Als ich noch bei einer EDV Firma gearbeitet hatte, hatten wir den Fall:

· Kundin verlegt Seriennummer und meldet sich bei uns
· Ich verhandel (Telefon, Fax und Brief ) mit Microsoft
· Die sagen, weil es alte Version ist ( ging um Works 2000) gibt es keine Seriennummer mehr
· Auf Anfrage wie der Einsatz einer Generalnummer  wäre (die es definitiv gibt), wurde gesagt das wäre illegal, man müsse eine neue Version kaufen

Sehr dreist von Microsoft, aber so ist es...

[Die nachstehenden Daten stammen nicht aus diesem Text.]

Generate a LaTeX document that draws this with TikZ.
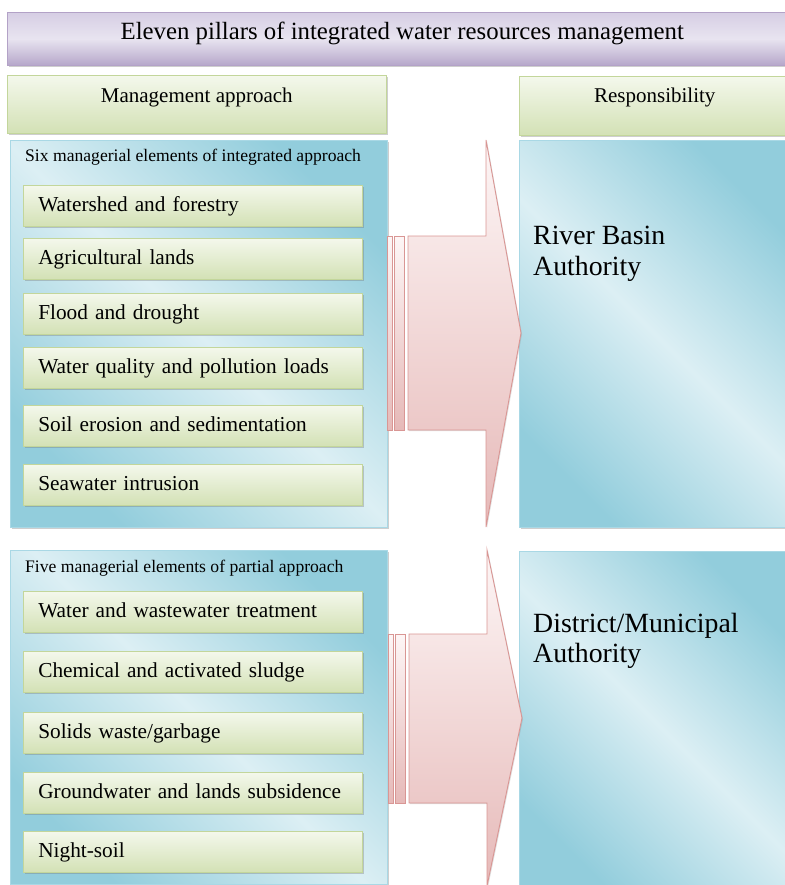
\documentclass[tikz,border=0pt]{standalone}
\usepackage{fontspec}
\setmainfont{Liberation Serif}
\usetikzlibrary{shadows}
\definecolor{titletop}{HTML}{D6CEE4}
\definecolor{titlemid}{HTML}{E8E4F0}
\definecolor{titlebot}{HTML}{B6A7CA}
\definecolor{titleline}{HTML}{B3A2C7}
\definecolor{greentop}{HTML}{F4F8EC}
\definecolor{greenbot}{HTML}{D3E1B5}
\definecolor{greenline}{HTML}{C3D69B}
\definecolor{bluedark}{HTML}{92CDDC}
\definecolor{bluelight}{HTML}{DCEFF4}
\definecolor{blueline}{HTML}{A9D8E5}
\definecolor{pinktop}{HTML}{FDF6F6}
\definecolor{pinkbot}{HTML}{E6B9B8}
\definecolor{pinkline}{HTML}{D99694}
\begin{document}
\begin{tikzpicture}[x=1pt,y=-1pt,
  softshadow/.style={drop shadow={shadow xshift=1.2pt, shadow yshift=-1.5pt, opacity=0.35, fill=black!55}},
  titlebox/.style={draw=titleline, line width=0.6pt, top color=titletop, bottom color=titlebot, middle color=titlemid,
    minimum width=790pt, minimum height=53pt, anchor=north west, inner sep=0pt,
    font=\fontsize{24.8}{28}\selectfont, text height=12pt, text depth=10pt, softshadow},
  headbox/.style={draw=greenline, line width=0.6pt, top color=greentop, bottom color=greenbot,
    anchor=north west, inner sep=0pt, font=\fontsize{21}{24}\selectfont, softshadow},
  itembox/.style={draw=greenline, line width=0.6pt, top color=greentop, bottom color=greenbot,
    minimum width=339pt, minimum height=41pt, anchor=north west, inner xsep=15pt, inner ysep=0pt,
    text width=309pt, align=left, font=\fontsize{21.3}{24}\selectfont, text height=16pt, text depth=5pt, softshadow},
  panelbox/.style={draw=blueline, line width=0.6pt, top color=bluedark, bottom color=bluedark, middle color=bluelight,
    shading angle=-45, anchor=north west, inner sep=0pt, softshadow},
  paneltitle/.style={anchor=base west, inner sep=0pt, font=\fontsize{17.6}{20}\selectfont},
  resptext/.style={anchor=base west, inner sep=0pt, font=\fontsize{27.8}{31}\selectfont},
  blockarrow/.style={draw=pinkline, line width=0.9pt, top color=pinktop, bottom color=pinkbot,
    drop shadow={shadow xshift=1pt, shadow yshift=-1.2pt, opacity=0.25, fill=black!50}}
]
\useasboundingbox (0,0) rectangle (784,885);

% title
\node[titlebox] (title) at (7,12) {Eleven pillars of integrated water resources management};

% headers
\node[headbox, minimum width=379pt, minimum height=58pt, text height=8pt, text depth=12pt] (hleft) at (7,75) {Management approach};
\node[headbox, minimum width=271pt, minimum height=59pt, text height=6pt, text depth=13pt] (hright) at (519,76) {Responsibility};

% left panels
\node[panelbox, minimum width=377pt, minimum height=387pt] (pone) at (10,140) {};
\node[panelbox, minimum width=377pt, minimum height=334pt] (ptwo) at (10,550) {};

% right panels
\node[panelbox, minimum width=271pt, minimum height=387pt] (rone) at (519,140) {};
\node[panelbox, minimum width=271pt, minimum height=340pt] (rtwo) at (519,551) {};

% panel titles
\node[paneltitle] (ponetitle) at (25,162) {Six managerial elements of integrated approach};
\node[paneltitle] (ptwotitle) at (25,572) {Five managerial elements of partial approach};

% items, integrated approach
\node[itembox] (ia) at (23,185) {Watershed and forestry};
\node[itembox] (ib) at (23,238) {Agricultural lands};
\node[itembox] (ic) at (23,293) {Flood and drought};
\node[itembox] (id) at (23,347) {Water quality and pollution loads};
\node[itembox] (ie) at (23,405) {Soil erosion and sedimentation};
\node[itembox] (if) at (23,464) {Seawater intrusion};

% items, partial approach
\node[itembox] (pa) at (23,591) {Water and wastewater treatment};
\node[itembox] (pb) at (23,651) {Chemical and activated sludge};
\node[itembox] (pc) at (23,712) {Solids waste/garbage};
\node[itembox] (pd) at (23,772) {Groundwater and lands subsidence};
\node[itembox] (pe) at (23,831) {Night-soil};

% responsibility texts
\node[resptext] (rba) at (533,244) {River Basin};
\node[resptext] (rbb) at (533,275) {Authority};
\node[resptext] (dma) at (533,632) {District/Municipal};
\node[resptext] (dmb) at (533,662) {Authority};

% block arrows
\draw[blockarrow] (387,236) rectangle (392,430);
\draw[blockarrow] (394,236) rectangle (404,430);
\draw[blockarrow] (408,236) -- (486,236) -- (486,140) -- (521,333) -- (486,527) -- (486,430) -- (408,430) -- cycle;

\draw[blockarrow] (388,634) rectangle (393,803);
\draw[blockarrow] (395,634) rectangle (405,803);
\draw[blockarrow] (409,634) -- (487,634) -- (487,550) -- (522,718) -- (487,886) -- (487,803) -- (409,803) -- cycle;
\end{tikzpicture}
\end{document}
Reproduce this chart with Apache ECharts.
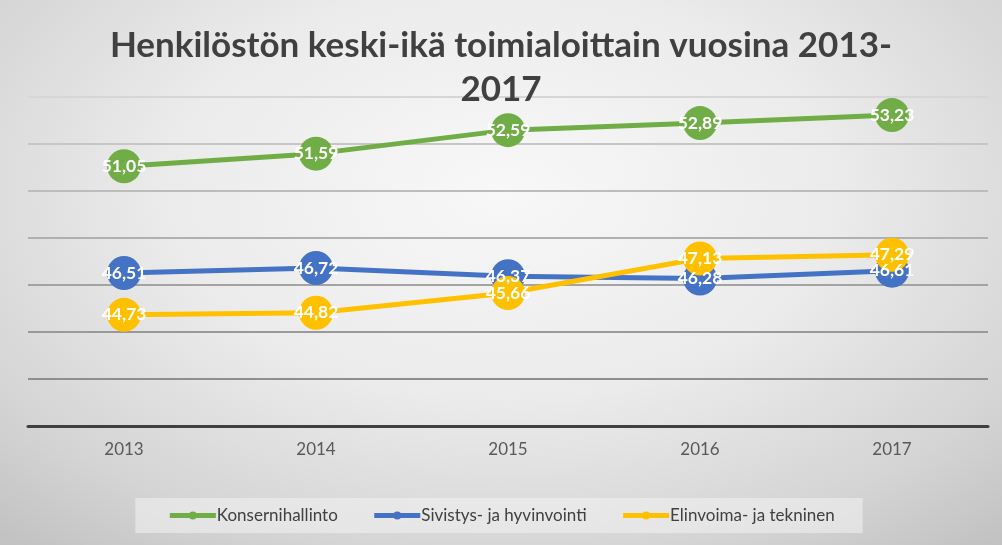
<!DOCTYPE html>
<html>
<head>
<meta charset="utf-8">
<script src="https://cdn.jsdelivr.net/npm/echarts@6/dist/echarts.min.js"></script>
<style>
html,body{margin:0;padding:0;}
#chart{width:1002px;height:545px;background:radial-gradient(ellipse 75% 85% at 50% 35%, #f8f8f8 0%, #ebebeb 45%, #d4d4d4 80%, #c2c2c2 100%);}
</style>
</head>
<body>
<div id="chart"></div>
<script>
const titleText = 'Henkilöstön keski-ikä toimialoittain vuosina 2013-\n2017';
const years = ['2013', '2014', '2015', '2016', '2017'];
const seriesNames = ['Konsernihallinto', 'Sivistys- ja hyvinvointi', 'Elinvoima- ja tekninen'];
const konsernihallinto = [51.05, 51.59, 52.59, 52.89, 53.23];
const sivistys = [46.51, 46.72, 46.37, 46.28, 46.61];
const elinvoima = [44.73, 44.82, 45.66, 47.13, 47.29];
const colors = ['#70AD47', '#4472C4', '#FFC000'];

const FONT = 'Lato';
const chart = echarts.init(document.getElementById('chart'), null, {renderer: 'canvas'});

function mkSeries(name, data, color) {
  return {
    name: name,
    type: 'line',
    data: data,
    symbol: 'circle',
    symbolSize: 34,
    color: color,
    lineStyle: {width: 5, color: color},
    itemStyle: {color: color},
    label: {
      show: true,
      position: 'inside',
      color: '#ffffff',
      fontFamily: FONT,
      fontWeight: 'bold',
      fontSize: 17.5,
      formatter: p => p.value.toFixed(2).replace('.', ',')
    },
    emphasis: {disabled: true},
    animation: false
  };
}

chart.setOption({
  backgroundColor: 'transparent',
  title: {
    text: titleText,
    left: 'center',
    top: 19,
    textStyle: {
      fontFamily: FONT,
      fontWeight: 'bold',
      fontSize: 35,
      color: '#404040',
      lineHeight: 44
    }
  },
  legend: {
    bottom: 12,
    left: 'center',
    data: seriesNames,
    itemWidth: 46,
    itemHeight: 10,
    itemGap: 34,
    padding: [9, 28, 9, 32],
    backgroundColor: 'rgba(240,240,240,0.6)',
    textStyle: {fontFamily: FONT, fontSize: 17, color: '#404040', padding: [0, 0, 0, -4]},
    lineStyle: {width: 5}
  },
  grid: {left: 28, right: 14, top: 97, bottom: 119, containLabel: false},
  xAxis: {
    type: 'category',
    data: years,
    boundaryGap: true,
    axisLine: {show: true, lineStyle: {color: '#404040', width: 3}},
    axisTick: {show: false},
    axisLabel: {fontFamily: FONT, fontSize: 17, color: '#595959', margin: 15}
  },
  yAxis: {
    type: 'value',
    min: 40,
    max: 54,
    interval: 2,
    axisLine: {show: false},
    axisTick: {show: false},
    axisLabel: {show: false},
    splitLine: {
      show: true,
      lineStyle: {
        width: 2,
        color: ['#404040', '#8e8e8e', '#999999', '#a3a3a3', '#b0b0b0', '#bcbcbc', '#c6c6c6', '#d6d6d6']
      }
    }
  },
  series: [
    mkSeries(seriesNames[0], konsernihallinto, colors[0]),
    mkSeries(seriesNames[1], sivistys, colors[1]),
    mkSeries(seriesNames[2], elinvoima, colors[2])
  ]
});
</script>
</body>
</html>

Wenn es Privat ist, Windows 98 kann man auch ohne Seriennummer installieren, aber diese Info stammt nicht von mir und würde ich auch nur anwenden, wenn die Version irgendwann offiziell mal bei Microsoft registriert wurde.


----------



## The-Evil-Piccolo (21. November 2003)

Boah, was fürn Scheiss! Hat man schon die Software gekauft und ist dann noch verpflichtet auf die Seriennummer aufzupassen wie auf seinen Augapfel. Ist ja so als wenn man eine Wohnung mietet und sobald man sich einen Schlüssel nachmachen lässt ein Einbrecher ist... Würde ich sogar vor Gericht als falsch verurteilen...
Aber nichts desto trotz: Vielen Dank für die Info


----------



## Thomas Lindner (21. November 2003)

Ich würde dir (bei einem registriertem Produkt) anraten selber noch einen anfuf bei Microsoft zu tätigen, ob die Regelung bei Windows 98 ectl. anders ist.

Wier erwähnt, in meinem Besipiel gin es konkret um Works!


----------



## Christian Fein (21. November 2003)

Rechtsanwalt fragen.

Microsoft verbietet auch MS Kritische Texte mit Word zu schreiben. Oder auch Frontpage darf nicht für Microsoft kritische Webseiten genutzt werden.
Die End User Lizenze EULA ist voll von solchen "Dont's" die nach Europäischen Recht keine gültigkeit haben.

Also dem was MS sagt, würde ich nicht vertrauen, die fuxt das EU Recht schon lange an.
(Siehe Softwarepatente u.ä)


----------



## Thomas Lindner (21. November 2003)

Microsofts Geschäftspupliken und Verhaltensweisen habe ich bis heute eh' nicht verstanden, obwohlk ich sozusagen mit Dos 6.22 und Windoof 3.11 groß geworden bin.


----------



## Christian Fein (21. November 2003)

> _Original geschrieben von Thomas Lindner _
> *Microsofts Geschäftspupliken und Verhaltensweisen habe ich bis heute eh' nicht verstanden, obwohlk ich sozusagen mit Dos 6.22 und Windoof 3.11 groß geworden bin. *


Habe schon damals Dr.Dos bevorzugt. Um dann bei Win95 u. OS/2 habe ich mich fuer OS/2 entschieden, musste mich aber mit meinem Vater einigen (Win95 ... ).


----------



## Vreak (22. November 2003)

ungefährez Gleichniz:

Ich hab mir ne orginal CD gekauft.....paar Monate später wurde sie mir geklaut....hab sie mir wieda brennen lazzen.....illegal......

so sind die Regeln die Serial Numba gehört zum Softwarepaket....verliert man daz eine izt daz Andere wertloz.....traurig aber wahr


----------



## Eyewitness (28. November 2003)

Es kommt sehr auf die Softwarefirma an. Viele ersetzen Einen Key auch gegen Beleg oder Beweis, dass man die Software rechtmässig erworben hat. Im Falle von Windows 98 denke ich aber auch nicht, dass Microsoft so viele Probleme machen wird, aber man weiß ja nie.


----------